Thank you for giving me this opportunity to speak against the Bill, Mr Speaker. I recognise that the House is keen to move on to the next subject, however, so I shall not press the motion to a Division.

It is perhaps unusual to hear a speech from a woman opposing a proposal for more time to shop. I suggest, however, that the Bill that my hon. Friend the Member for Fylde (Mark Menzies) is introducing would have unintended consequences. He started to make a convincing case for extending Sunday hours generally, and I am not sure why he is trying to restrict his proposal to the Olympics if he believes that it would be helpful as an economic stimulus. He also said that only the larger stores are currently restricted. I encourage him to think again about his measure, so that we can once again reinforce the role of small, independent stores or smaller high street stores in boosting economic activity.

My hon. Friend suggested that the provisions would have only a temporary application. I am rather nervous about that, because such provisions usually set us on the road to permanent change.
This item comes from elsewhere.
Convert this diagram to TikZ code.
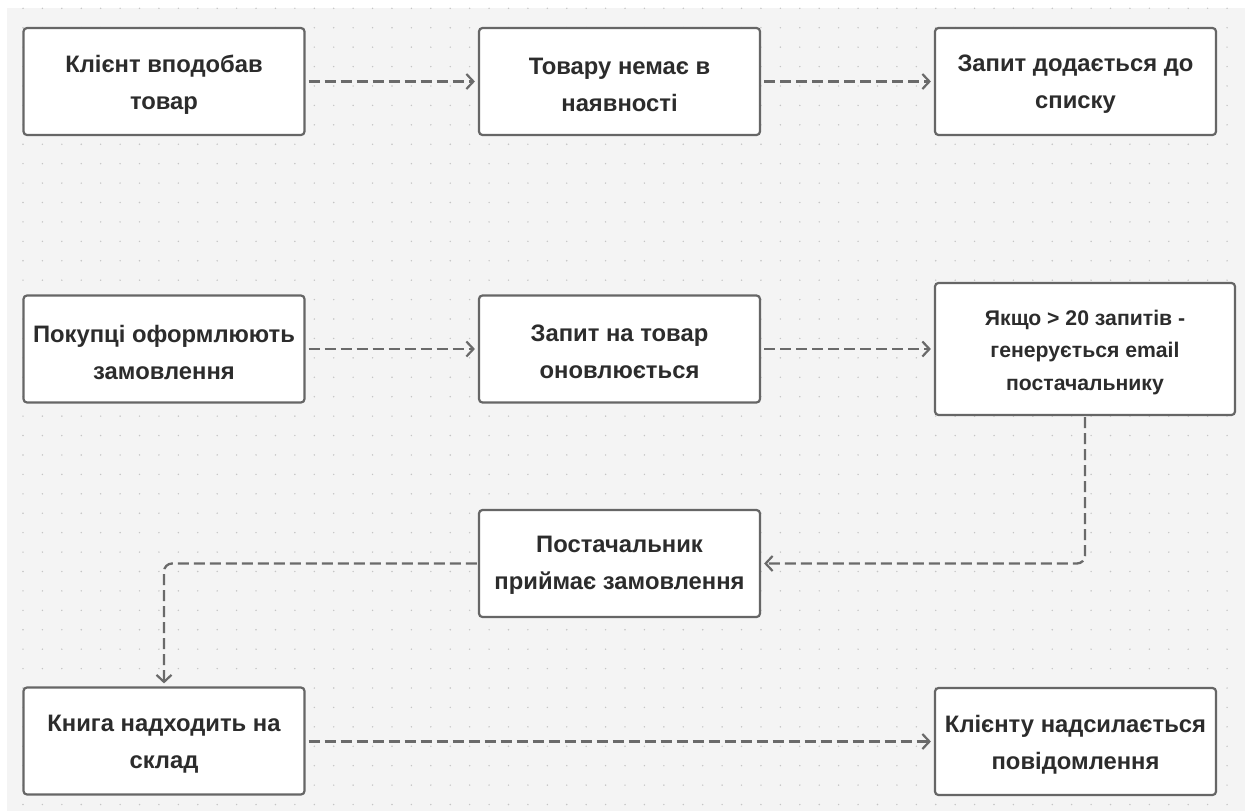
\documentclass[tikz,border=0pt]{standalone}
\usepackage{fontspec}
\setmainfont{Liberation Sans}
\usetikzlibrary{arrows.meta}
\definecolor{bggrey}{HTML}{F4F4F4}
\definecolor{dotgrey}{HTML}{C4C4C4}
\definecolor{edgegrey}{HTML}{666666}
\definecolor{linegrey}{HTML}{6A6A6A}
\definecolor{txt}{HTML}{2C2C2C}
\tikzset{
  box/.style={draw=edgegrey, line width=2.2pt, rounded corners=3.5pt, fill=white,
    inner sep=0pt, minimum width=281pt, minimum height=107pt},
  lbl/.style={inner sep=0pt, align=center, text=txt, font=\bfseries\fontsize{23.8}{37}\selectfont},
  smalllbl/.style={lbl, font=\bfseries\fontsize{21.2}{32.5}\selectfont},
  flow/.style={draw=linegrey, line width=2.3pt, dash pattern=on 11pt off 5pt,
    -{Straight Barb[length=7pt,width=15pt,line width=2.2pt]}, shorten >=3pt, shorten <=3pt,
    rounded corners=8pt}
}
\begin{document}
\begin{tikzpicture}[x=1pt,y=-1pt]
\useasboundingbox (0,0) rectangle (1245,811);
\fill[white] (0,0) rectangle (1245,811);
\fill[bggrey] (7,8) rectangle (1245,811);
\foreach \i in {0,...,62}{
  \foreach \j in {0,...,41}{
    \fill[dotgrey] ({23+\i*19.42},{8.3+\j*19.42}) circle (0.8pt);
  }
}
\node[box] (b1) at (164,81.5) {};
\node[box] (b2) at (619.5,81.5) {};
\node[box] (b3) at (1075.5,81.5) {};
\node[box] (b4) at (164,349) {};
\node[box] (b5) at (619.5,349) {};
\node[box, minimum width=300pt, minimum height=132pt] (b6) at (1085,349) {};
\node[box] (b7) at (619.5,563.5) {};
\node[box] (b8) at (164,741) {};
\node[box] (b9) at (1075.5,741.5) {};

\node[lbl] (t1) at ([yshift=-3pt]b1.center) {Клієнт вподобав\\товар};
\node[lbl] (t2) at ([yshift=-3pt]b2.center) {Товару немає в\\наявності};
\node[lbl] (t3) at ([yshift=-3pt]b3.center) {Запит додається до\\списку};
\node[lbl] (t4) at ([yshift=-3pt]b4.center) {Покупці оформлюють\\замовлення};
\node[lbl] (t5) at ([yshift=-3pt]b5.center) {Запит на товар\\оновлюється};
\node[smalllbl] (t6) at ([yshift=-3.5pt]b6.center) {Якщо > 20 запитів -\\генерується email\\постачальнику};
\node[lbl] (t7) at ([yshift=-2pt]b7.center) {Постачальник\\приймає замовлення};
\node[lbl] (t8) at ([yshift=-3pt]b8.center) {Книга надходить на\\склад};
\node[lbl] (t9) at ([yshift=-3pt]b9.center) {Клієнту надсилається\\повідомлення};

\draw[flow] (b1) -- (b2);
\draw[flow] (b2) -- (b3);
\draw[flow] (b4) -- (b5);
\draw[flow] (b5) -- (b6);
\draw[flow, shorten <=1pt] (b6.south) |- (b7.east);
\draw[flow, shorten <=1pt] (b7.west) -| (b8.north);
\draw[flow] (b8.east |- b9.west) -- (b9.west);
\end{tikzpicture}
\end{document}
He also mentioned new employment opportunities, but stores in the Westfield shopping centre and similar places will not take on extra shop workers just to deal with an extra 24 hours of work spread across six Sundays.

I believe that my hon. Friend’s Bill sends out the wrong message. The Olympics will be a once-in-a-generation—perhaps once-in-a-lifetime—opportunity for everyone in this country to participate in and enjoy. He said that people could not be compelled to work on a Sunday, but I think he will find that that is no longer true. I will not press the motion to a vote today, but I give him notice that I will oppose the Bill as it passes through its parliamentary stages.

Question put and agreed to.


That Mark Menzies, Conor Burns, Rehman Chishti, Philip Davies, Thomas Docherty, Stephen Gilbert, Daniel Kawczynski, Chris Kelly, Andrew Rosindell, Iain Stewart, James Wharton and Priti Patel present the Bill.

Mark Menzies accordingly presented the Bill.

Bill read the First time; to be read a Second time on Friday 25 November 2011, and to be printed (Bill 217).